The Shi’a exile dominated government of Iraq, especially Prime Minister Maliki, has made no pretense of indicating it wanted to roll up the Awakenings’ membersFrom a very heavy handed Sons of Iraq (SOI) transition that failed to foster and promote societal reconciliation and civil society reformation to cracking down on both the Awakenings and the SOI, Maliki has demonstrated that his goal is consolidation of power.  One of the three Iraqis elected to parliament on the Iraqiyya list earlier in the year, then suddenly faced with an arrest warrant by Maliki’s government in order to change the electoral outcome was an Awakenings and SOI leader (full disclosure — he was also the subject of one of my social history/tribal study interviews, which you can read at the link).  Add to this the fact that the Kurds still have plans of their own for Kirkuk, let alone an independent Kurdistan, and post U.S. presence Iraq looks to be unsettled and unpleasant for a long time to come. 

When it comes down to it, and what I think has so many so upset, anxious, and out of sorts regarding the looming US departure from Iraq, is that it did not necessarily have to be this way.  To paraphrase the Best Defense reader and commenter who asked about accountability in regards to Don’t Ask, Don’t Tellat what point do journalists, let alone the American people, hold those who made wildly inaccurate assessments, predictions, estimations, and gave absolutely horrid, hugely uninformed, gigantically incorrect policy advice responsible for the strategic failure that is Iraq?

While we had many tactical and operational successes in Iraq, ultimately the failure to leverage the openings we were presented with as a result of the Awakenings, the Baghdad ethnic cleansings, and then the consolidation through the Surge to pressure the Iraqis to do the hardest of things — societal reconciliation is an act of strategic malpractice that should be a warning for all future generations.  The national ends that were established, or reestablished, in 2008 to capitalize on the opportunities we had been presented with and worked so hard to solidify were so far out of touch with the reality on the ground, let alone the strategic reality of what needed to be done, that it makes one wonder if the folks giving advice could actually spell Iraq, let alone find it on a map!  Provincial elections and an outsize SOFA agreement, really, that’s what we needed to focus our strategic, government to government efforts on in 2008?  And what is even worse is that the people we hand picked to run Iraq turned right around and thanked us by running out the clock and rolling us on these two issues, let alone settling the last election not in Baghdad, not in DC, but in Tehran and Qom, so that we never got to the hardest part of any COIN fight: the societal reconstruction.  And all of these failures track back to, or were cheered on by, the same group of names.  They still have their think tank positions or their spots doing written or television commentary and punditry, many are already advising the next batch of GOP presidential hopefuls or biding their time for a change of party in the White House to wind up back at the center of the game instead of its periphery.  Some of them even managed to get on TV a week or so ago to be expert questioners at a GOP primary debate.  All of them should be examples of who not to listen to when it comes to foreign, defense, security, and I would argue, any other policy!

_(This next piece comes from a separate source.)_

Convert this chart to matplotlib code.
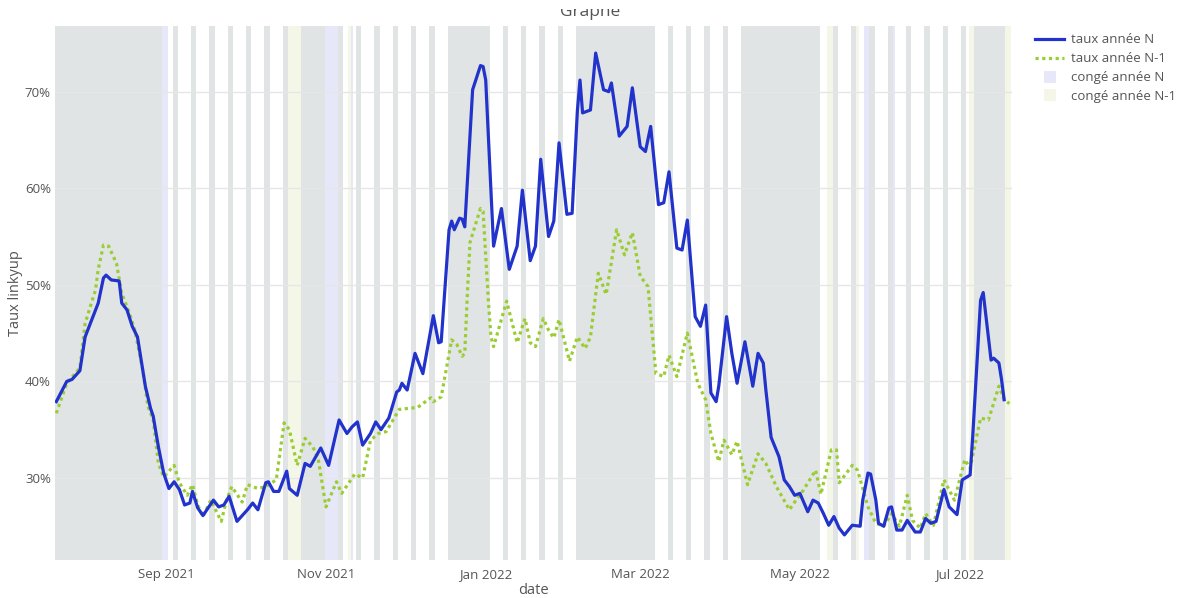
import numpy as np
import pandas as pd
import matplotlib
matplotlib.use("Agg")
import matplotlib.pyplot as plt
from matplotlib.lines import Line2D
from matplotlib.patches import Rectangle

plt.rcParams['font.family'] = ['Open Sans', 'DejaVu Sans']

# taux annee N (vertex dates / values in %)
dates_n = ["2021-07-21", "2021-07-25", "2021-07-27", "2021-07-30", "2021-08-01", "2021-08-05",
           "2021-08-06", "2021-08-08", "2021-08-09", "2021-08-11", "2021-08-14", "2021-08-15",
           "2021-08-17", "2021-08-19", "2021-08-21", "2021-08-24", "2021-08-26", "2021-08-27",
           "2021-08-29", "2021-08-31", "2021-09-02", "2021-09-04", "2021-09-06", "2021-09-08",
           "2021-09-10", "2021-09-11", "2021-09-13", "2021-09-15", "2021-09-19", "2021-09-21",
           "2021-09-23", "2021-09-25", "2021-09-28", "2021-10-02", "2021-10-04", "2021-10-06",
           "2021-10-09", "2021-10-10", "2021-10-12", "2021-10-14", "2021-10-17", "2021-10-18",
           "2021-10-21", "2021-10-24", "2021-10-26", "2021-10-30", "2021-11-02", "2021-11-06",
           "2021-11-09", "2021-11-11", "2021-11-13", "2021-11-15", "2021-11-18", "2021-11-20",
           "2021-11-22", "2021-11-25", "2021-11-28", "2021-11-29", "2021-11-30", "2021-12-02",
           "2021-12-05", "2021-12-08", "2021-12-12", "2021-12-14", "2021-12-15", "2021-12-18",
           "2021-12-19", "2021-12-20", "2021-12-22", "2021-12-23", "2021-12-24", "2021-12-27",
           "2021-12-30", "2021-12-31", "2022-01-01", "2022-01-04", "2022-01-07", "2022-01-10",
           "2022-01-13", "2022-01-15", "2022-01-18", "2022-01-20", "2022-01-22", "2022-01-25",
           "2022-01-27", "2022-01-29", "2022-02-01", "2022-02-03", "2022-02-05", "2022-02-06",
           "2022-02-07", "2022-02-10", "2022-02-12", "2022-02-15", "2022-02-17", "2022-02-18",
           "2022-02-21", "2022-02-24", "2022-02-26", "2022-03-01", "2022-03-03", "2022-03-05",
           "2022-03-08", "2022-03-10", "2022-03-12", "2022-03-15", "2022-03-17", "2022-03-19",
           "2022-03-22", "2022-03-24", "2022-03-26", "2022-03-28", "2022-03-30", "2022-03-31",
           "2022-04-03", "2022-04-05", "2022-04-07", "2022-04-10", "2022-04-13", "2022-04-15",
           "2022-04-17", "2022-04-18", "2022-04-20", "2022-04-23", "2022-04-25", "2022-04-27",
           "2022-04-29", "2022-05-01", "2022-05-04", "2022-05-06", "2022-05-08", "2022-05-10",
           "2022-05-12", "2022-05-14", "2022-05-16", "2022-05-18", "2022-05-21", "2022-05-24",
           "2022-05-25", "2022-05-27", "2022-05-28", "2022-05-30", "2022-05-31", "2022-06-02",
           "2022-06-04", "2022-06-05", "2022-06-07", "2022-06-09", "2022-06-11", "2022-06-14",
           "2022-06-16", "2022-06-18", "2022-06-20", "2022-06-22", "2022-06-25", "2022-06-27",
           "2022-06-30", "2022-07-02", "2022-07-05", "2022-07-06", "2022-07-09", "2022-07-10",
           "2022-07-13", "2022-07-14", "2022-07-16", "2022-07-17", "2022-07-18"]
taux_n = [37.9, 40.0, 40.2, 41.1, 44.6, 47.4,
          48.1, 50.7, 51.0, 50.5, 50.4, 48.1,
          47.4, 45.7, 44.6, 39.5, 37.2, 36.4,
          33.2, 30.5, 28.9, 29.6, 28.8, 27.2,
          27.4, 28.6, 26.9, 26.1, 27.7, 27.0,
          27.2, 28.1, 25.5, 26.7, 27.4, 26.7,
          29.5, 29.6, 28.6, 28.6, 30.7, 28.9,
          28.2, 31.5, 31.2, 33.1, 31.3, 36.0,
          34.6, 35.3, 35.8, 33.4, 34.6, 35.8,
          35.0, 36.2, 38.9, 39.1, 39.8, 39.1,
          42.9, 40.8, 46.8, 44.0, 44.1, 55.7,
          56.6, 55.7, 56.9, 56.8, 56.0, 70.2,
          72.7, 72.6, 71.2, 54.0, 57.9, 51.6,
          54.0, 59.8, 52.5, 54.0, 63.0, 55.0,
          56.6, 64.7, 57.3, 57.4, 68.0, 71.2,
          67.8, 68.1, 74.0, 70.2, 70.0, 70.9,
          65.4, 66.4, 70.4, 64.3, 63.8, 66.4,
          58.3, 58.5, 61.7, 53.8, 53.6, 56.7,
          46.7, 45.7, 47.9, 38.8, 37.9, 39.5,
          46.7, 42.9, 39.8, 44.1, 39.5, 42.9,
          41.9, 39.1, 34.2, 32.2, 29.8, 29.1,
          28.2, 28.4, 26.5, 27.7, 27.4, 26.3,
          25.1, 26.0, 24.8, 24.1, 25.1, 25.0,
          27.7, 30.5, 30.4, 27.7, 25.3, 25.0,
          26.9, 27.0, 24.6, 24.6, 25.6, 24.4,
          24.4, 25.8, 25.3, 25.5, 28.8, 27.0,
          26.2, 29.8, 30.3, 34.3, 48.4, 49.2,
          42.2, 42.4, 41.9, 40.2, 38.1]

# taux annee N-1
dates_n1 = ["2021-07-21", "2021-07-25", "2021-07-30", "2021-08-01", "2021-08-05", "2021-08-06",
            "2021-08-08", "2021-08-10", "2021-08-13", "2021-08-15", "2021-08-18", "2021-08-20",
            "2021-08-23", "2021-08-25", "2021-08-27", "2021-08-29", "2021-08-31", "2021-09-04",
            "2021-09-06", "2021-09-09", "2021-09-11", "2021-09-13", "2021-09-15", "2021-09-18",
            "2021-09-22", "2021-09-24", "2021-09-26", "2021-09-30", "2021-10-02", "2021-10-06",
            "2021-10-09", "2021-10-13", "2021-10-16", "2021-10-18", "2021-10-21", "2021-10-24",
            "2021-10-27", "2021-10-29", "2021-11-01", "2021-11-05", "2021-11-07", "2021-11-12",
            "2021-11-15", "2021-11-18", "2021-11-21", "2021-11-24", "2021-11-29", "2021-12-06",
            "2021-12-11", "2021-12-12", "2021-12-15", "2021-12-19", "2021-12-21", "2021-12-23",
            "2021-12-24", "2021-12-25", "2021-12-26", "2021-12-30", "2021-12-31", "2022-01-02",
            "2022-01-03", "2022-01-04", "2022-01-09", "2022-01-13", "2022-01-16", "2022-01-18",
            "2022-01-20", "2022-01-23", "2022-01-25", "2022-01-27", "2022-01-29", "2022-02-02",
            "2022-02-05", "2022-02-08", "2022-02-10", "2022-02-13", "2022-02-16", "2022-02-20",
            "2022-02-23", "2022-02-26", "2022-03-01", "2022-03-04", "2022-03-07", "2022-03-10",
            "2022-03-12", "2022-03-15", "2022-03-19", "2022-03-23", "2022-03-26", "2022-03-28",
            "2022-03-31", "2022-04-02", "2022-04-05", "2022-04-07", "2022-04-11", "2022-04-15",
            "2022-04-18", "2022-04-22", "2022-04-27", "2022-04-30", "2022-05-02", "2022-05-07",
            "2022-05-09", "2022-05-13", "2022-05-15", "2022-05-16", "2022-05-21", "2022-05-23",
            "2022-05-27", "2022-05-30", "2022-06-02", "2022-06-05", "2022-06-08", "2022-06-11",
            "2022-06-13", "2022-06-16", "2022-06-18", "2022-06-21", "2022-06-25", "2022-06-29",
            "2022-07-03", "2022-07-05", "2022-07-09", "2022-07-12", "2022-07-16", "2022-07-18",
            "2022-07-20"]
taux_n1 = [36.7, 39.8, 41.4, 46.0, 49.5, 51.6,
           54.1, 54.0, 52.2, 49.1, 47.0, 45.3,
           41.2, 37.4, 36.0, 31.5, 30.1, 31.3,
           29.5, 28.2, 29.3, 27.2, 26.0, 27.7,
           25.5, 27.7, 29.1, 27.5, 29.3, 28.9,
           29.1, 29.8, 35.7, 35.0, 31.3, 34.1,
           33.2, 32.0, 27.0, 29.6, 28.4, 30.4,
           30.0, 33.9, 34.6, 34.8, 37.1, 37.3,
           38.3, 37.9, 38.4, 44.3, 43.8, 42.6,
           42.9, 49.1, 54.4, 57.9, 57.6, 48.4,
           44.6, 43.6, 48.3, 44.0, 46.5, 44.0,
           43.6, 46.5, 45.3, 44.5, 46.4, 42.1,
           44.6, 43.4, 44.6, 51.2, 49.0, 55.7,
           53.1, 55.4, 50.9, 49.8, 40.8, 40.5,
           42.7, 40.5, 45.0, 39.8, 38.1, 34.6,
           31.7, 33.9, 32.4, 33.8, 29.3, 32.5,
           31.5, 29.1, 26.7, 27.9, 28.6, 30.8,
           28.3, 32.9, 32.9, 29.5, 31.3, 30.8,
           27.0, 25.3, 25.0, 26.3, 25.0, 28.2,
           25.6, 24.8, 26.3, 25.1, 29.8, 27.7,
           31.9, 31.0, 36.2, 36.0, 39.5, 38.1,
           37.7]

# periodes de conge (premier jour, dernier jour), hors week-ends
conges_n = [("2021-07-06", "2021-09-01"), ("2021-10-23", "2021-11-07"), ("2021-11-11", "2021-11-11"),
            ("2021-12-18", "2022-01-02"), ("2022-02-05", "2022-03-06"), ("2022-04-09", "2022-05-08"),
            ("2022-05-26", "2022-05-27"), ("2022-06-06", "2022-06-06"), ("2022-07-07", "2022-07-18")]
conges_n1 = [("2021-07-05", "2021-08-30"), ("2021-10-16", "2021-10-31"), ("2021-11-10", "2021-11-10"),
             ("2021-12-18", "2022-01-02"), ("2022-02-05", "2022-03-06"), ("2022-04-09", "2022-05-08"),
             ("2022-05-12", "2022-05-13"), ("2022-05-23", "2022-05-23"), ("2022-07-05", "2022-07-20")]

COL_N = "#2233cc"
COL_N1 = "#9acd32"


def jours_conges(periodes, fin):
    jours = set()
    for a, b in periodes:
        jours.update(pd.date_range(a, b, freq="D"))
    we = pd.date_range("2021-07-19", fin, freq="D")
    jours.update([d for d in we if d.weekday() >= 5])
    jours = sorted(jours)
    # regroupe les jours consecutifs
    runs = []
    start = prev = jours[0]
    for d in jours[1:]:
        if (d - prev).days > 1:
            runs.append((start, prev))
            start = d
        prev = d
    runs.append((start, prev))
    return runs


fig = plt.figure(figsize=(11.82, 5.98), dpi=100)
ax = fig.add_axes([55 / 1182, 1 - 560 / 598, (1012 - 55) / 1182, (560 - 26) / 598])

half = pd.Timedelta(hours=12)
for a, b in jours_conges(conges_n, "2022-07-18"):
    ax.axvspan(a - half, b + half, color="#5866de", alpha=0.15, lw=0, zorder=0.1)
for a, b in jours_conges(conges_n1, "2022-07-20"):
    ax.axvspan(a - half, b + half, color="#c8d78c", alpha=0.2, lw=0, zorder=0.15)

ax.plot(pd.to_datetime(dates_n), taux_n, color=COL_N, lw=2.3, zorder=3,
        solid_joinstyle="round", label="taux année N")
ax.plot(pd.to_datetime(dates_n1), taux_n1, color=COL_N1, lw=2.3, zorder=2,
        linestyle=(0, (1, 1.1)), label="taux année N-1")

ax.set_xlim(pd.Timestamp("2021-07-20 12:00"), pd.Timestamp("2022-07-21"))
ax.set_ylim(21.5, 76.8)

ax.set_yticks([30, 40, 50, 60, 70])
ax.set_yticklabels(["30%", "40%", "50%", "60%", "70%"])
xt = pd.to_datetime(["2021-09-01", "2021-11-01", "2022-01-01", "2022-03-01", "2022-05-01", "2022-07-01"])
ax.set_xticks(xt)
ax.set_xticklabels(["Sep 2021", "Nov 2021", "Jan 2022", "Mar 2022", "May 2022", "Jul 2022"])
ax.tick_params(length=0, labelsize=9.5, labelcolor="#555555", pad=6)
ax.tick_params(axis="y", pad=3)
ax.grid(axis="y", color="#e6e6e6", lw=1)
ax.set_axisbelow(True)
for s in ax.spines.values():
    s.set_visible(False)

ax.set_xlabel("date", fontsize=10.5, color="#555555", labelpad=1)
ax.set_ylabel("Taux linkyup", fontsize=10.5, color="#555555", labelpad=1)

handles = [
    Line2D([], [], color=COL_N, lw=2.3),
    Line2D([], [], color=COL_N1, lw=2.3, linestyle=(0, (1, 1.1))),
    Line2D([], [], ls="none", marker="s", markersize=9, markerfacecolor="#e6e8fa", markeredgewidth=0),
    Line2D([], [], ls="none", marker="s", markersize=9, markerfacecolor="#f4f7e8", markeredgewidth=0),
]
labels = ["taux année N", "taux année N-1", "congé année N", "congé année N-1"]
leg = fig.legend(handles, labels, loc="upper left", bbox_to_anchor=(1030 / 1182, 1 - 28 / 598),
                 frameon=False, fontsize=9.5, handlelength=2.2, labelspacing=0.45, handletextpad=0.5,
                 borderaxespad=0)
for t in leg.get_texts():
    t.set_color("#555555")

# titre, dont le haut est coupe dans la capture
fig.text(590 / 1182, 1 - 16 / 598, "Graphe", ha="center", va="baseline",
         fontsize=12.5, color="#555555", zorder=3)
fig.add_artist(Rectangle((0, 1 - 9 / 598), 1, 9 / 598, transform=fig.transFigure,
                         facecolor="white", edgecolor="none", zorder=10))

fig.savefig("out.png", dpi=100)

The simple fact of the matter is that the end game in Iraq was all too obvious to predict.  The planning for what to do after the initial invasion was virtually non-existent and definitely not a priority for the Bush (43) administration.  The wise men making the decisions, the elder statesmen advising them, and the brain trusts cheering them on from perches at think tanks, TV, radio, and print media knew best.  The highly qualified individuals we sent to oversee the initial reconstruction known as the Coalition Provisional Authority had all the right answers.  They knew all about Iraq and Iraqis and Arabs.  Not because they had any particular expertise regarding Iraq, Iraqis, Arabs, and/or the Middle East, but because they had fancy titles (like Insert Adjective Here Scholar) or fancy op-ed positions (in which to posit that just six more months would do the trick) or they had the right connections (always good to carefully pick one’s own parents or colleagues before they get a government appointment) or because they had drunk their own or other’s kool-aid.  And they are back providing the same type of insightful and courageous analysis of what is going on in Iran and arguing that once again American men and women, military and civilian, should be put in harm’s way – just as long as none of those American men and women happen to be them or their relations.  There is a just and righteous virtue in being a leader in the 101st Chairborne Division and members of that elite and crack unit never have to say they are sorry or wrong.

The sad reality is Iraq might not have had to go down the way it did.  Regardless of what one might think of the reason, or reasons as they kept growing and evolving, for invading Iraq, once it was underway some proper planning, a modicum of humility and competency, and bringing to bear some actual knowledge and understanding of Iraqi identities (from the micro to the macro), structures and institutions (and how to line them up with the identities), and how the interactions between these things produce resiliency to or willingness to accept change might just have allowed us to achieve better strategic outcomes.  The strategic failure that Iraq metastasized into does not negate all the hard tactical and operational work or reduce the successes at those levels, but it did not have to turn out this way either.



[1] Adam L. Silverman, PhD is the Culture and Foreign Language Advisor at the US Army War College.  The views expressed here are his own and do not necessarily reflect those of the US Army War College and/or the US Army.